Je citerai également le report du programme de l’avion ravitailleur multi-rôle, ou MRTT, destiné à pourvoir au remplacement de la flotte de ravitailleurs en vol, qui va nous contraindre à trouver des solutions palliatives. Toute rupture capacitaire est en effet inacceptable pour l’aviation de combat, en général, et pour les forces aériennes stratégiques, en particulier.
Ensuite, je mentionnerai l’absence de décision concernant le choix du remplacement du système intérimaire de drones MALE. Je sais bien que la succession du Harfang déployé en Afghanistan devrait se décider dans les semaines qui viennent, et j’observe néanmoins que l’industrie française disposait de toutes les technologies utiles pour être présente sur ce segment et que nous avons collectivement « raté la marche ».

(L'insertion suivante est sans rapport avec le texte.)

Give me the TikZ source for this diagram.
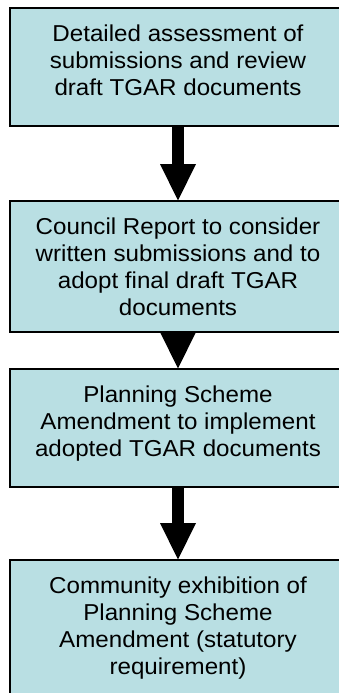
\documentclass[tikz,border=0pt]{standalone}
\usepackage{fontspec}
\setmainfont{Liberation Sans}[FakeStretch=1.05]
\usetikzlibrary{arrows.meta}
\definecolor{stepfill}{RGB}{185,223,227}
\begin{document}
\begin{tikzpicture}[x=1pt,y=1pt,
  stepbox/.style={draw=black, line width=2pt, fill=stepfill, rectangle,
    inner sep=0pt, outer sep=0pt, minimum width=336pt, anchor=north west},
  steptext/.style={anchor=north, inner sep=0pt, outer sep=0pt, align=center,
    font=\fontsize{23pt}{27pt}\selectfont},
  bigarrow/.style={draw=black, line width=12pt,
    -{Triangle[length=36.5pt, width=36pt, line width=0pt]}}]
  \clip (0,0) rectangle (339,-693);
  \fill[white] (0,0) rectangle (339,-693);

  % the four process steps
  \node[stepbox, minimum height=118pt]   (b1) at (10,-8) {};
  \node[stepbox, minimum height=131pt]   (b2) at (10,-200.5) {};
  \node[stepbox, minimum height=118.5pt] (b3) at (10,-368.5) {};
  \node[stepbox, minimum height=150pt]   (b4) at (10,-559.5) {};

  \node[steptext] (t1) at ([yshift=-17pt]b1.north)
    {Detailed assessment of\\submissions and review\\draft TGAR documents};
  \node[steptext] (t2) at ([yshift=-17pt]b2.north)
    {Council Report to consider\\written submissions and to\\adopt final draft TGAR\\documents};
  \node[steptext] (t3) at ([yshift=-17pt]b3.north)
    {Planning Scheme\\Amendment to implement\\adopted TGAR documents};
  \node[steptext] (t4) at ([yshift=-17pt]b4.north)
    {Community exhibition of\\Planning Scheme\\Amendment (statutory\\requirement)};

  % flow arrows between steps
  \draw[bigarrow] (b1.south) -- (b2.north);
  \draw[bigarrow] (b2.south) -- (b3.north);
  \draw[bigarrow] (b3.south) -- (b4.north);
\end{tikzpicture}
\end{document}
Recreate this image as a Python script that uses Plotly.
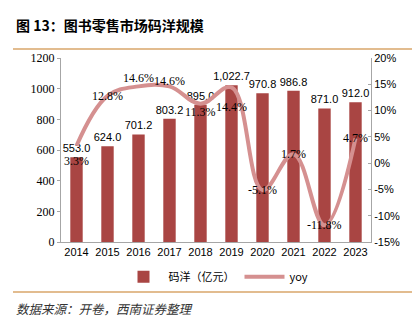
import plotly.graph_objects as go

years = ["2014", "2015", "2016", "2017", "2018", "2019", "2020", "2021", "2022", "2023"]
sales = [553.0, 624.0, 701.2, 803.2, 895.0, 1022.7, 970.8, 986.8, 871.0, 912.0]
yoy = [3.3, 12.8, 14.6, 14.6, 11.3, 14.4, -5.1, 1.7, -11.8, 4.7]
yoy_shift = [-15, 0, 8, 5, -8, -20, 0, 0, 0, 0]
left_ticks = [0, 200, 400, 600, 800, 1000, 1200]
right_ticks = [-15, -10, -5, 0, 5, 10, 15, 20]

bar_color = "#A94543"
line_color = "#D59090"
rule_color = "#D9A66A"
serif = "Liberation Serif, Times New Roman, serif"
sans = "Liberation Sans, Arial, sans-serif"

fig = go.Figure()
fig.add_trace(go.Bar(
    x=years, y=sales, name="码洋（亿元）", marker=dict(color=bar_color, line=dict(width=0)),
    width=0.4, text=[f"{v:,.1f}" for v in sales], textposition="outside", constraintext="none",
    textfont=dict(family=sans, size=11, color="#000"), cliponaxis=False,
))
fig.add_trace(go.Scatter(
    x=years, y=yoy, name="yoy", yaxis="y2", mode="lines",
    line=dict(color=line_color, width=4, shape="spline", smoothing=1.1),
    cliponaxis=False,
))

annos = [
    dict(x=i, y=v, xref="x", yref="y2", text=f"{v:.1f}%", showarrow=False, yshift=s,
         font=dict(family=serif, size=12, color="#000"))
    for i, (v, s) in enumerate(zip(yoy, yoy_shift))
]
annos += [
    dict(text="<b>图 13：图书零售市场码洋规模</b>", xref="paper", yref="paper", x=-47/310, y=1+33/184,
         xanchor="left", yanchor="middle", showarrow=False,
         font=dict(family="Noto Sans CJK SC", size=14, color="#000")),
    dict(text="<i>数据来源：开卷，西南证券整理</i>", xref="paper", yref="paper", x=-47/310, y=-66/184,
         xanchor="left", yanchor="middle", showarrow=False,
         font=dict(family="Noto Sans CJK SC", size=12.5, color="#333")),
]

fig.update_layout(
    width=419, height=324, margin=dict(l=61, r=48, t=58, b=82),
    paper_bgcolor="white", plot_bgcolor="white",
    bargap=0.6, showlegend=True,
    xaxis=dict(type="category", showline=True, linecolor="#A6A6A6", ticks="",
               tickfont=dict(family=sans, size=11, color="#000"), range=[-0.5, 9.5]),
    yaxis=dict(range=[0, 1200], tickvals=left_ticks, showline=True, linecolor="#A6A6A6",
               ticks="outside", ticklen=3, tickcolor="#A6A6A6", showgrid=False, zeroline=False,
               tickfont=dict(family=serif, size=12, color="#000")),
    yaxis2=dict(range=[-15, 20], tickvals=right_ticks, ticktext=[f"{v}%" for v in right_ticks],
                overlaying="y", side="right",
                showline=True, linecolor="#A6A6A6", ticks="inside", ticklen=3, tickcolor="#A6A6A6",
                showgrid=False, zeroline=False,
                tickfont=dict(family=sans, size=11, color="#000")),
    legend=dict(orientation="h", x=0.5, xanchor="center", y=-0.11, yanchor="top",
                font=dict(family="Noto Sans CJK SC, Liberation Sans", size=11, color="#000"),
                itemwidth=40, tracegroupgap=0),
    annotations=annos,
    shapes=[
        dict(type="line", xref="paper", yref="paper", x0=-48/310, x1=351/310, y0=1+9/184, y1=1+9/184,
             line=dict(color=rule_color, width=1.5)),
        dict(type="line", xref="paper", yref="paper", x0=-48/310, x1=351/310, y0=-50/184, y1=-50/184,
             line=dict(color=rule_color, width=1.5)),
    ],
)

fig.write_html("out.html")
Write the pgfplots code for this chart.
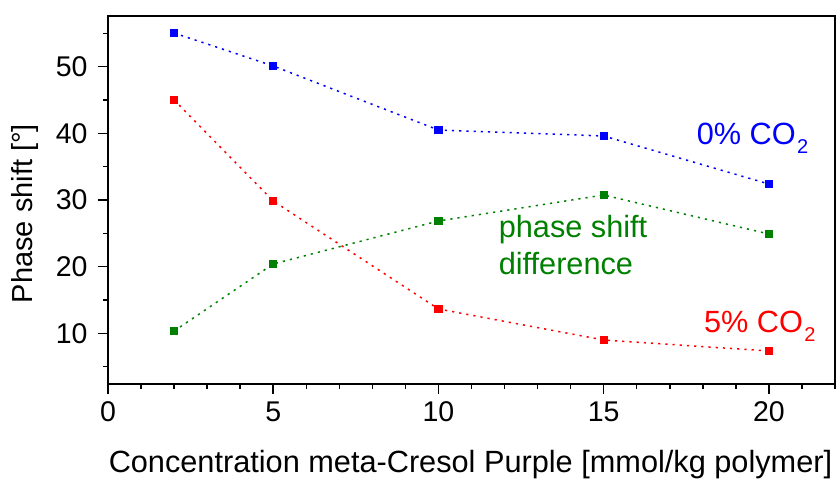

Enfin, j’évoquerai le report du programme Scorpion destiné à assurer la plus grande cohérence du matériel utilisé pour les équipements de l’armée de terre. Ce programme particulièrement intelligent connaît des reports successifs depuis plusieurs années, qui risquent fort d’engendrer des surcoûts et de le rendre finalement moins pertinent.
Pour terminer, je préciserai que la commission unanime a approuvé l’amendement relatif aux marins-pompiers de Marseille, adopté par l’Assemblée nationale : ces militaires seront ainsi traités comme leurs collègues civils. Mme Bernadette Dupont tenait beaucoup à ce que nous le mentionnions, et je l’ai fait pour elle.
Sous le bénéfice de ces réserves et de ces observations, la commission des affaires étrangères, dans sa majorité, a suggéré d’adopter les crédits de la mission « Défense ».